If you are investing in an existing business you have lot more advantage in terms of analysing it in the different cycles and getting the right information required to be sound investment judgement.

  • This is why it is important to look for the companies that have been in the business for long rather than searching for new starts ups or some fancy names which are making headline of late.

  • These are fairly low risk and predictable businesses because of their existence and ability demonstrate performance over a period of time.

  • Here the objective is to remove the risk that comes with the new businesses, which may not have a proven track record. It is not new, it is the proven business that makes money. 

 

INVEST IN SIMPLE BUSINESSES 

In line with the philosophy of not losing the money the other important thing that he outline is to invest in simple business that are easy to understand and predict without much scientific work or expertise needed to analyse the operation. So if you have to choose between a railroad company and aviation which one do you think has got the simple business model?

This is the key here again the objective here is to avoid risk while investing only in those companies where you can understand the business and read the activities that influence them.

During the course of operation many companies go out of businesses for reasons that are often not known to the investors because they never understood what driven a particular business. And when things go wrong investors are left with the nothing but losses. 

  

INVEST IN DISTRESSED ASSETS

  • According to Pabrai, human behaviour and psychology have its impact on the share prices. Like the way Graham described that when the pendulum swing it swings to extreme in both the direction because of the force.
  • Likewise in the investing when people start to go negative about a company and a stock the share price of that company swing to so low that the situation may not even warrant for such a correction.
  • According to Pabrai this the time when you got hit the ball or you got to invest. At this time, because of the excessive fear, there is high probability of buying some of the cheapest stock.
  •  

He quoted Warren Buffett saying......... 

 

 

INVEST IN BUSINESS WITH DURABLE MOATS 

Again the safety of capital is important and one of the things that protect the business and investors capital is the moat. Most is nothing but the key sustainable competitive advantages that a company is having.
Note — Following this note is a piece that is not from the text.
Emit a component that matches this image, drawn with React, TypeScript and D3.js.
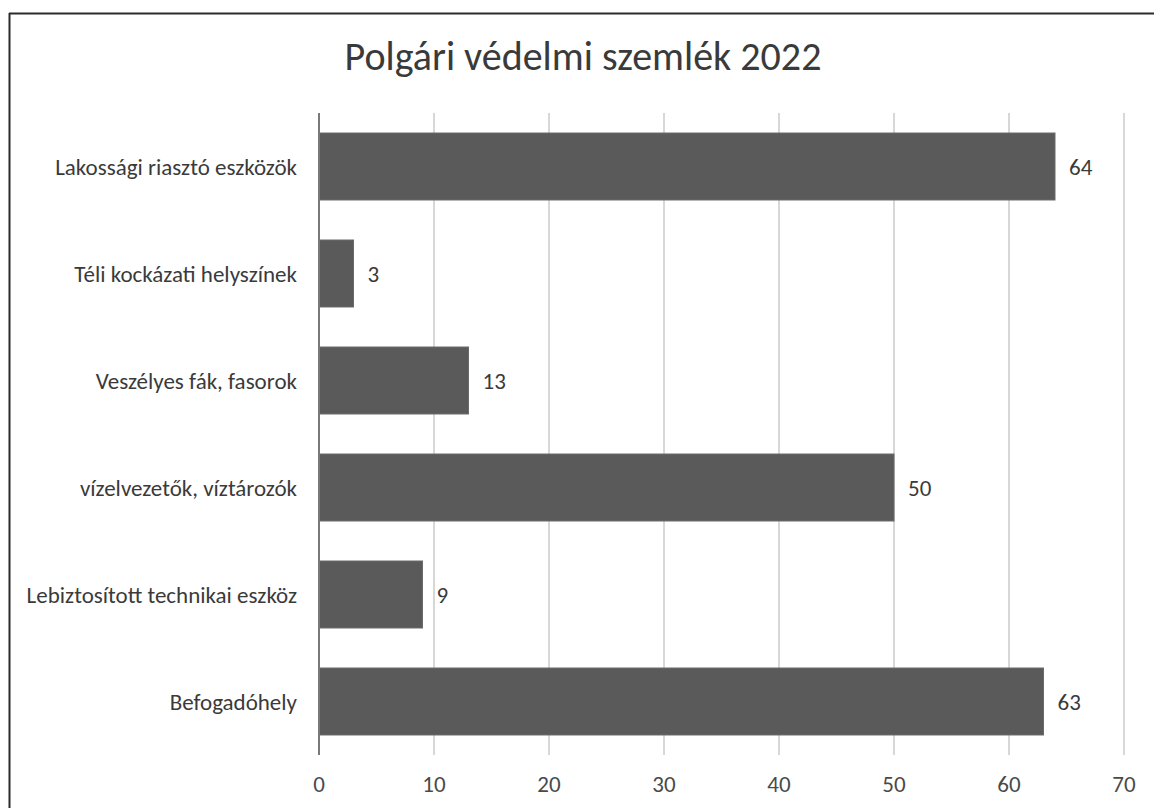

If a company is having durable and sustainable advantage there is likelihood that business will never go out of the fashion.

Companies which do not have competitive advantages often die or get wiped out by the competition before they actually make money for the shareholders.

Fixed line telephone services providers are today literally out of business with the mobile telephone capturing the entire market. 

 

BET HEAVILY WHEN THE ODDS ARE IN YOUR FAVOUR

It is one thing to be standing right at the top of the gold mine and other to actually be able to carry. So the best thing is to load the truck when the opportunity strike and you know that the odds are in your favour. Investors like Warren Buffett and Charlie Munger simply do nothing for years.

They hardly make any investment decision till the time they encounter a deal which is worth taking. For instance Warren Buffett bought huge amount of shares and invested heavily during the crash of 2008 and bought some of the banks which were junked by the Street. 

 

FOCUS ON ARBITRAGE

When the risk is controlled or minimized the focus now is on the returns and the one of the tricks that the book discuss is finding some of the wide arbitrage in the market which often are available due to mispricing of the businesses.

The book defines arbitrage as an attempt to profit by exploiting price differences in identical or similar financial instruments.

  • The trick is to gain about of the mispricing while remaining invested till the arbitrage shrink or evaporates.
  • They are often risk free because of the nature of the underlying.     

 

                                                                                                                MARGIN OF SAFETY

When you buy something at 50, which worth Rs 100, you have got the deal. This is not only prepares you for the future volatility in the prices but make sure if the prices reach to its original value you will make handsome returns. Margin of safety is similar. This is again the idea of Graham where he talked about buying businesses at low prices.

You buy something below its intrinsic value and possible at substantial discount so that the possibility of something going wrong does not really impact you as most of the risk is already built in the price. So the margin of safety is important concept that Pabrai has dwelled in the book both from the point of view of minimising the risk at the same time generating higher returns. 

 

LOW RISK, HIGH UNCERTAINTY

When the fear is at the extreme end and there is huge uncertainty people do not want to own that stock even at any price. But if you have understanding and are able to figure out that there is very remote possibility of the business going burst or a remote possibility of permanent loss of capital than there is a huge deal to be made because the prices will be so attractive that one can make huge returns over a period. And since you are buying a business at the extreme of the fear it is quite possible that the risk from the price at which you bought is hardly anything. 

 

IT IS BETTER TO BE COPYCAT THAN AN INNOVATOR

Pabrai does not believe in reinventing the wheel when it is not required. Must for the sake of ego you do not want to recreate something which is already created and being proven. So he said the Patel's had paved the way for the next generation showing the right path of doing business.

What you need is simply copy that and do the business. Likewise in investing you actually copycat some of the ideas that already explored. So if your neighbor is a great stock picker you simply go and ask where he has invested. And then do your homework and see if that makes sense for you. He calls this cloning of ideas where you actually save lot of time, energy and money.